Los casi siete años transcurridos desde entonces le han desmentido de forma taxativa. Bush se desentendió primero del conflicto y se entregó a continuación a las tesis de los neocons. En junio de 2002, hace cinco años, tuvo "una visión de dos Estados, viviendo uno al lado del otro, en paz y seguridad", para lo cual abandonó totalmente los parámetros de Clinton y propuso un plan de reformas para Palestina: echar a Arafat, colocar a unos dirigentes más flexibles, realizar elecciones democráticas y negociar cuando cese la violencia. De ahí salió la Hoja de Ruta, que incorporaba el objetivo final de los dos Estados y organizaba el Cuarteto (Estados Unidos, Rusia, Unión Europea y Naciones Unidas) para controlar las sucesivas etapas del proceso.
"En la historia de Israel, cada vez que la potencia tutelar ha golpeado con el puño sobre la mesa, el Estado judío se ha sometido", escribe Silvain Cypel en Entre muros, su excelente retrato de la encrucijada israelí (Galaxia Gutemberg). Una de las ocasiones en que así sucedió fue precisamente en 1991, cuando Isaac Shamir fue a rastras a la Conferencia de Madrid, obligado por George Bush padre. Pero con Bush hijo, que nada ha exigido hasta ahora al Gobierno israelí, las cosas han sido exactamente al revés. Y no sólo eso, en abril de 2004 fue más lejos que cualquier otro presidente. Por primera vez concedió que no es imprescindible un retorno a la línea verde de las fronteras reconocidas por Naciones Unidas, piedra angular hasta aquel entonces de cualquier negociación. El futuro quedaba marcado e incluso decantado con una toma de partido a favor de Israel que numerosos comentaristas compararon con lo que hizo en 1917 el secretario del Foreign Office, Arthur James Balfour, cuando reconoció el derecho de los judíos a un hogar nacional en Palestina.

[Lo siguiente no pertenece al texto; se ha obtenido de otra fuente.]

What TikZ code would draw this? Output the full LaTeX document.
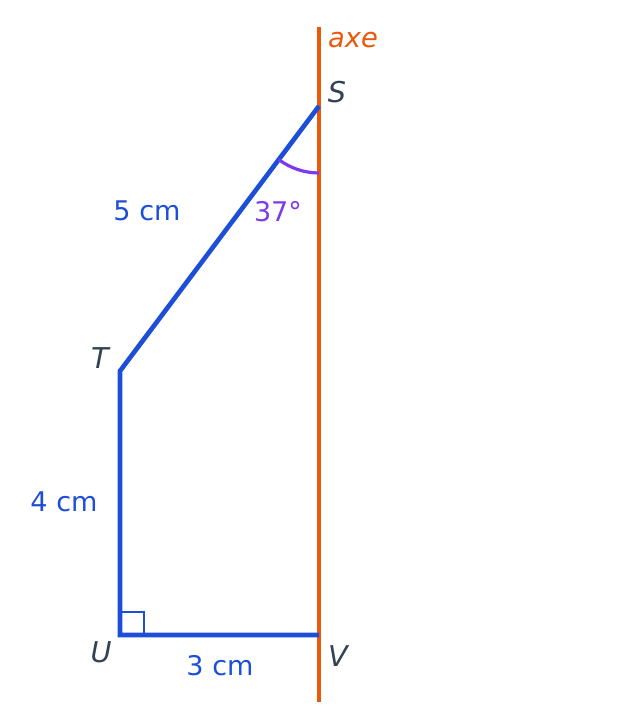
\documentclass[tikz,border=0pt]{standalone}
\usepackage{fontspec}
\setmainfont{DejaVu Sans}
\usetikzlibrary{calc}
\definecolor{segblue}{HTML}{1D4ED8}
\definecolor{axeorange}{HTML}{EA580C}
\definecolor{anglepurple}{HTML}{7C3AED}
\definecolor{ptlabel}{HTML}{334155}
\begin{document}
\begin{tikzpicture}[x=0.75pt,y=-0.75pt,
  seg/.style={draw=segblue,line width=3.5pt,line join=miter},
  axis/.style={draw=axeorange,line width=3.2pt},
  ptname/.style={text=ptlabel,font=\fontsize{21.5}{25}\selectfont\itshape,inner sep=0pt},
  lenlabel/.style={text=segblue,font=\fontsize{20.3}{24}\selectfont,inner sep=0pt},
  anglabel/.style={text=anglepurple,font=\fontsize{20.3}{24}\selectfont,inner sep=0pt}]
\useasboundingbox (0,0) rectangle (637,723);
\coordinate (S) at (319,106);
\coordinate (T) at (120,371);
\coordinate (U) at (120,635);
\coordinate (V) at (319,635);
\coordinate (axtop) at (319,27);
\coordinate (axbot) at (319,702);
% right angle mark
\draw[draw=segblue,line width=2.2pt] (120,612) -- (144,612) -- (144,635);
% axis
\draw[axis] (axtop) -- (axbot);
% polygon
\draw[seg] (S) -- (T) -- (U) -- (V);
% angle arc
\draw[draw=anglepurple,line width=2.4pt] ($(S)+(126.9:67)$) arc[start angle=126.9,end angle=90,radius=67];
% labels
\node[text=axeorange,font=\fontsize{20.5}{24}\selectfont\itshape,inner sep=0pt] (axelbl) at (353,40) {axe};
\node[ptname] (Slbl) at (337,92) {S};
\node[ptname] (Tlbl) at (100,358) {T};
\node[ptname] (Ulbl) at (101,652) {U};
\node[ptname] (Vlbl) at (338,656) {V};
\node[lenlabel] (l5) at (147,211) {5 cm};
\node[lenlabel] (l4) at (64,502) {4 cm};
\node[lenlabel] (l3) at (220,666) {3 cm};
\node[anglabel] (a37) at (278,212) {37°};
\end{tikzpicture}
\end{document}
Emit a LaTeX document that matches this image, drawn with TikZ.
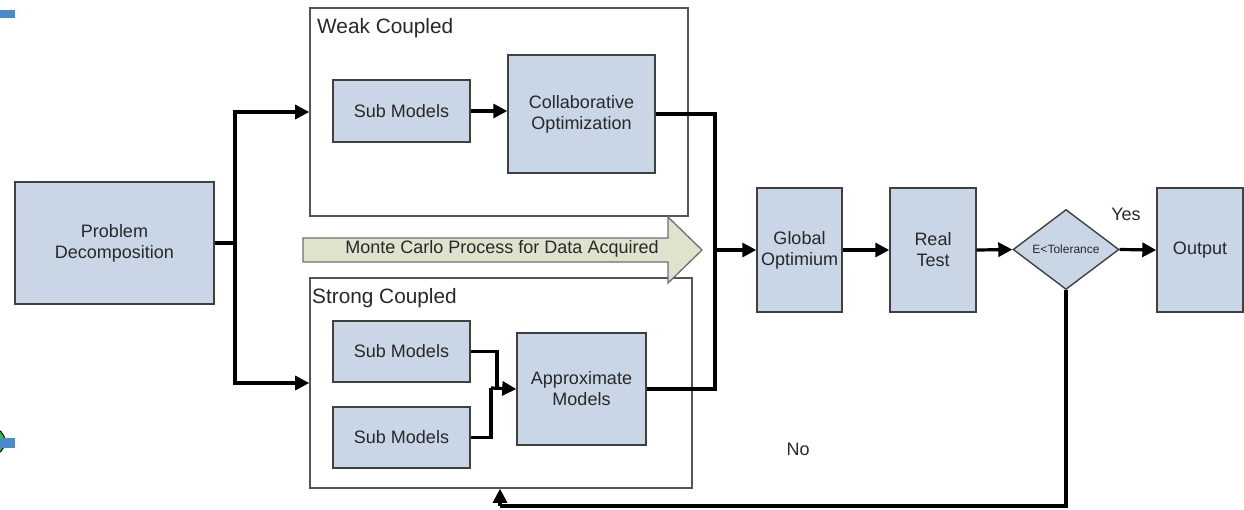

Ahora, en la última curva de su presidencia, Bush acaba de anunciar la convocatoria para el otoño próximo de una nueva conferencia de paz para la resolución del conflicto entre Israel y Palestina, bajo presidencia de su secretaria de Estado, Condoleezza Rice. El presidente quiere también salvar a dos de los soldados que ha utilizado en su penoso y fracasado proyecto bélico iraquí: la causa palestina es la más adecuada para dar a Blair lo que pedía insistentemente y se le negaba durante todos estos años, y una acción diplomática multilateral el premio que corresponde a la políticamente arruinada Condoleezza Rice. Bien poco se sabe de los contenidos y de los participantes en la Conferencia, salvo que no estará abierta a los cuatro vientos como la de Madrid sino sólo a quienes reconozcan el Estado de Israel y rechacen la violencia. Pero quien tiene ahora el riesgo de perder una última oportunidad no son los palestinos -divididos, derrotados, paralizados- sino Israel, en cuyas manos está que al menos en Cisjordania se pueda vivir y respirar. Si Olmert quiere que Bush se despida con una pizca de gloria no tiene más que empezar a evacuar las colonias ilegales, eliminar los controles y el cuarteamiento del territorio, soltar a los presos palestinos que llevan más de 20 años en la cárcel, retranquear la valla divisoria hasta la línea verde devolviendo sus tierras a los palestinos y seguir con el interminable etcétera. Y si no lo hace, a Bush le queda el recurso jamás utilizado en su mandato de dar al fin un puñetazo sobre esa mesa.